El Señor se nos muestra como un Dios de amor, cercano a nuestra historia, y sobre todo como un Dios de vida. La respuesta de Dios al misterio de nuestra debilidad y de nuestra muerte es la vida: el destino que nos ha preparado, y que nos ha revelado en su Hijo Jesús, es la vida para siempre. Éste es nuestro futuro, aunque no sepamos explicarnos cómo sucederá ni podamos entender el misterio de la muerte, cuya seriedad no podemos ni debemos rehuir; por esta razón, nosotros no miramos a la muerte –la de nuestros seres queridos o la nuestra propia– como los que no tienen esperanza, sino con la serena confianza que nos da Jesucristo, que ha vencido en sí mismo y en nosotros a la muerte y nos ha abierto el camino de la vida. Ya desde el Bautismo hemos sido sumergidos en la muerte y en la resurrección de Jesús, y estamos llamados a la vida con Él.

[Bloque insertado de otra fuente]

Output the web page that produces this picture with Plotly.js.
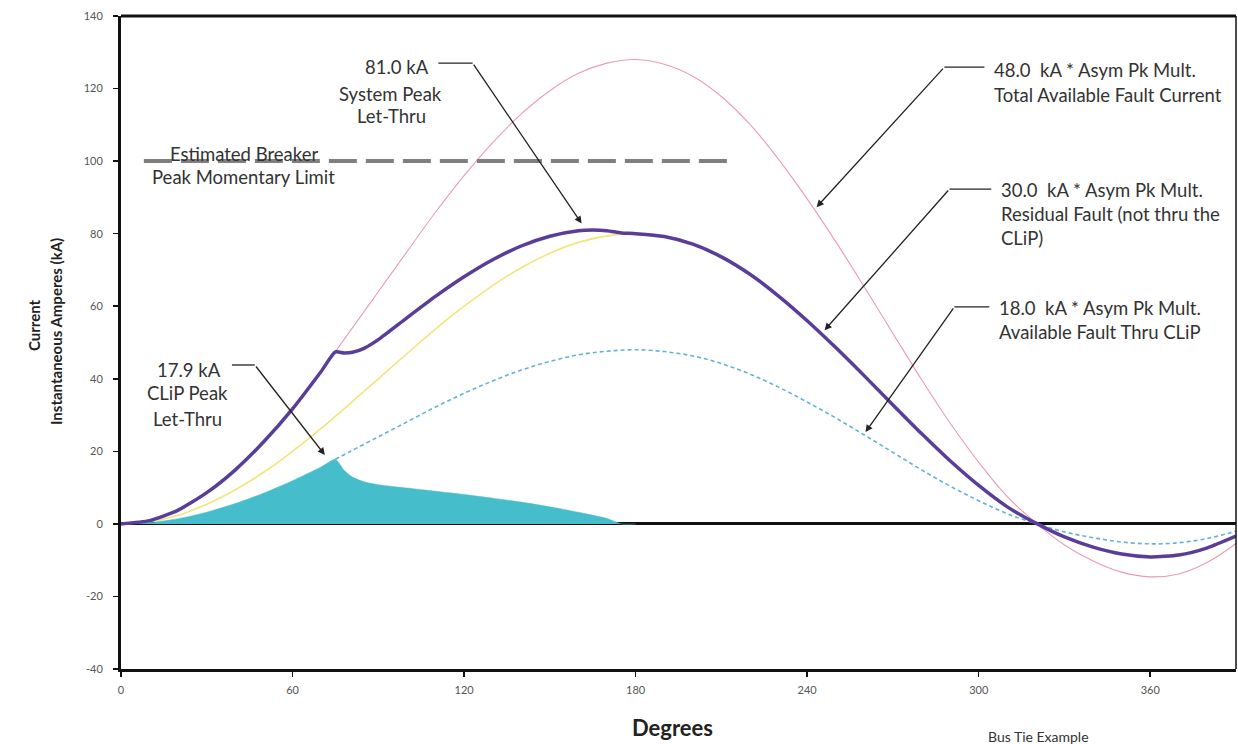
<!DOCTYPE html>
<html>
<head>
<meta charset="utf-8">
<script src="https://cdn.plot.ly/plotly-3.0.1.min.js"></script>
<style>html,body{margin:0;padding:0;background:#fff;}#chart{width:1238px;height:744px;}</style>
</head>
<body>
<div id="chart"></div>
<script>
// ---- data ----
const degTotal = [0,10,20,30,40,50,60,70,80,90,100,110,120,130,140,150,160,170,180,190,200,210,220,230,240,250,260,270,280,290,300,310,320,330,340,350,360,370,380,390];
const totalFault = [0,1,3.8,8.6,15,22.9,32,42.1,53,64,75,85.9,96,105.1,113,119.4,124.2,127,128,126.7,123.4,117.8,110.1,100.5,89.6,77.8,65.3,52.5,39.8,27.8,17,7.5,0.3,-5.8,-10.2,-13.3,-14.6,-13.8,-10.6,-5.4];
const residualFault = [0,0.6,2.4,5.4,9.4,14.3,20,26.3,33.1,40,46.9,53.7,60,65.7,70.6,74.6,77.6,79.4,80,79.2,77.1,73.6,68.8,62.8,56,48.6,40.8,32.8,24.9,17.4,10.6,4.7,0.2,-3.6,-6.4,-8.3,-9.1,-8.6,-6.6,-3.4];

const degClip = [75,80,90,100,110,120,130,140,150,160,170,180,190,200,210,220,230,240,250,260,270,280,290,300,310,320,330,340,350,360,370,380,390];
const clipFault = [17.8,19.9,24,28.1,32.2,36,39.4,42.4,44.8,46.6,47.6,48,47.5,46.3,44.2,41.3,37.7,33.6,29.2,24.5,19.7,14.9,10.4,6.4,2.8,0.1,-2.2,-3.8,-5,-5.5,-5.2,-4,-2];

const degLetThru = [0,10,20,30,40,50,60,70,75,78,81,85,90,100,110,120,130,140,150,160,170,175,180];
const clipLetThru = [0,0.36,1.44,3.24,5.6,8.5,11.9,15.7,17.8,14.8,12.9,11.6,10.8,9.9,9.0,8.1,7.1,6.0,4.7,3.2,1.5,0,0];

const degSystem = [0,10,20,30,40,50,60,70,75,78,81,85,90,100,110,120,130,140,150,160,165,170,175,180,190,200,210,220,230,240,250,260,270,280,290,300,310,320,330,340,350,360,370,380,390];
const systemLetThru = [0,0.9,3.8,8.6,14.9,22.7,31.7,42,47.4,47.1,47.3,48.4,50.8,56.8,62.7,68.1,72.8,76.6,79.3,80.8,81,80.8,80.2,80,79.2,77.1,73.6,68.8,62.8,56,48.6,40.8,32.8,24.9,17.4,10.6,4.7,0.2,-3.6,-6.4,-8.3,-9.1,-8.6,-6.6,-3.4];

const breakerDeg = [8,215];
const breakerLimit = [100,100];

const xTicks = [0,60,120,180,240,300,360];
const yTicks = [-40,-20,0,20,40,60,80,100,120,140];

const FONT = 'Lato, "Open Sans", sans-serif';
const ANN = 18.5;

const traces = [
  {x: degTotal, y: totalFault, mode:'lines', line:{color:'#e99abb', width:1.1, shape:'spline'}, hoverinfo:'skip'},
  {x: degTotal, y: residualFault, mode:'lines', line:{color:'#f2e57a', width:1.6, shape:'spline'}, hoverinfo:'skip'},
  {x: degClip, y: clipFault, mode:'lines', line:{color:'#62b3d6', width:1.6, shape:'spline', dash:'4px,3px'}, hoverinfo:'skip'},
  {x: degLetThru, y: clipLetThru, mode:'lines', fill:'tozeroy', fillcolor:'#46bdcb', line:{color:'#46bdcb', width:0.5, shape:'spline', smoothing:0.6}, hoverinfo:'skip'},
  {x: degSystem, y: systemLetThru, mode:'lines', line:{color:'#5a3d99', width:3.5, shape:'spline', smoothing:0.6}, hoverinfo:'skip'},
  {x: breakerDeg, y: breakerLimit, mode:'lines', line:{color:'#7f7f7f', width:4, dash:'28px,9px'}, hoverinfo:'skip'}
];

function txt(x, y, s, opts) {
  return Object.assign({x:x, y:y, xref:'x', yref:'y', text:s, showarrow:false,
    font:{family:FONT, size:ANN, color:'#333'}, xanchor:'left', yanchor:'middle'}, opts||{});
}
function arrow(x, y, ax, ay) {
  return {x:x, y:y, ax:ax, ay:ay, xref:'x', yref:'y', axref:'x', ayref:'y', text:'',
    showarrow:true, arrowhead:2, arrowsize:1.1, arrowwidth:1.3, arrowcolor:'#222'};
}
function seg(x0, y0, x1, y1) {
  return {type:'line', xref:'x', yref:'y', x0:x0, y0:y0, x1:x1, y1:y1, line:{color:'#222', width:1.3}};
}
// pixel -> paper helpers (plot area: x 121..1236, y 16..669)
const px = p => (p - 121) / 1115;
const py = p => (669 - p) / 653;

const annotations = [
  // 81.0 kA
  txt(96.6, 126.0, '81.0 kA', {xanchor:'center'}),
  txt(94.4, 118.6, 'System Peak', {xanchor:'center'}),
  txt(94.6, 112.3, 'Let-Thru', {xanchor:'center'}),
  arrow(161.1, 82.8, 123.0, 127.0),
  // Breaker
  txt(43.0, 101.9, 'Estimated Breaker', {xanchor:'center'}),
  txt(42.7, 95.6, 'Peak Momentary Limit', {xanchor:'center'}),
  // 48.0
  txt(304.8, 125.1, '48.0  kA * Asym Pk Mult.'),
  txt(304.8, 118.2, 'Total Available Fault Current'),
  arrow(243.3, 87.3, 288.0, 125.9),
  // 30.0
  txt(307.2, 92.0, '30.0  kA * Asym Pk Mult.'),
  txt(307.2, 85.3, 'Residual Fault (not thru the'),
  txt(307.2, 78.7, 'CLiP)'),
  arrow(246.1, 53.4, 289.8, 92.3),
  // 18.0
  txt(306.5, 59.5, '18.0  kA * Asym Pk Mult.'),
  txt(306.5, 52.9, 'Available Fault Thru CLiP'),
  arrow(260.4, 25.3, 291.5, 59.8),
  // 17.9
  txt(23.8, 42.4, '17.9 kA', {xanchor:'center'}),
  txt(23.2, 36.1, 'CLiP Peak', {xanchor:'center'}),
  txt(23.2, 28.9, 'Let-Thru', {xanchor:'center'}),
  arrow(71.3, 19.0, 46.8, 43.8),
  // axis titles and footnote
  {x:px(672), y:py(727), xref:'paper', yref:'paper', text:'<b>Degrees</b>', showarrow:false,
   font:{family:FONT, size:22, color:'#222'}, xanchor:'center', yanchor:'middle'},
  {x:px(1038), y:py(736), xref:'paper', yref:'paper', text:'Bus Tie Example', showarrow:false,
   font:{family:FONT, size:14, color:'#333'}, xanchor:'center', yanchor:'middle'},
  {x:px(34), y:py(325), xref:'paper', yref:'paper', text:'<b>Current</b>', showarrow:false, textangle:-90,
   font:{family:FONT, size:15, color:'#222'}, xanchor:'center', yanchor:'middle'},
  {x:px(56), y:py(332), xref:'paper', yref:'paper', text:'<b>Instantaneous Amperes (kA)</b>', showarrow:false, textangle:-90,
   font:{family:FONT, size:15, color:'#222'}, xanchor:'center', yanchor:'middle'}
];

const layout = {
  width:1238, height:744,
  margin:{l:121, r:2, t:16, b:75},
  paper_bgcolor:'#fff', plot_bgcolor:'#fff',
  showlegend:false,
  font:{family:FONT, color:'#555'},
  xaxis:{range:[0,390], tickvals:xTicks, ticktext:xTicks.map(String), showgrid:false, zeroline:false,
    showline:true, linecolor:'#111', linewidth:3, ticks:'outside', ticklen:5, tickwidth:1.5, tickcolor:'#111',
    tickfont:{family:FONT, size:11, color:'#555'}, ticklabelstandoff:4, fixedrange:true},
  yaxis:{range:[-40,140], tickvals:yTicks, ticktext:yTicks.map(String), showgrid:false,
    zeroline:true, zerolinecolor:'#111', zerolinewidth:3,
    showline:true, linecolor:'#111', linewidth:3, ticks:'outside', ticklen:5, tickwidth:1.5, tickcolor:'#111',
    tickfont:{family:FONT, size:11, color:'#555'}, ticklabelstandoff:8, fixedrange:true},
  shapes:[
    {type:'line', xref:'paper', yref:'paper', x0:0, x1:1, y0:1, y1:1, line:{color:'#111', width:3}},
    {type:'line', xref:'paper', yref:'paper', x0:1, x1:1, y0:0, y1:1, line:{color:'#111', width:1.5}},
    seg(111.0, 127.0, 123.0, 127.0),
    seg(288.0, 125.9, 302.0, 125.9),
    seg(289.8, 92.3, 304.4, 92.3),
    seg(291.5, 59.8, 303.7, 59.8),
    seg(38.8, 43.8, 46.8, 43.8)
  ],
  annotations: annotations
};

Plotly.newPlot('chart', traces, layout, {staticPlot:true, displayModeBar:false});
</script>
</body>
</html>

El efecto de la Eucaristía que más veces se afirma en el Evangelio es la Vida: «El que come mi Carne y bebe mi Sangre... permanece en mí y yo en él; vivirá por mí... yo le resucitaré el último día» (Jn 6,56-57). Hoy, la invitación a la comunión nos pone de manifiesto esta relación entre Eucaristía y Vida: «Yo soy la resurrección y la vida –dice el Señor–, el que me come tendrá vida eterna». ¿Nos damos cuenta del gran tesoro que Dios ha puesto en nuestras manos? La Palabra de Dios nos llama hoy a vivir para siempre, a levantarnos y a ponernos en camino.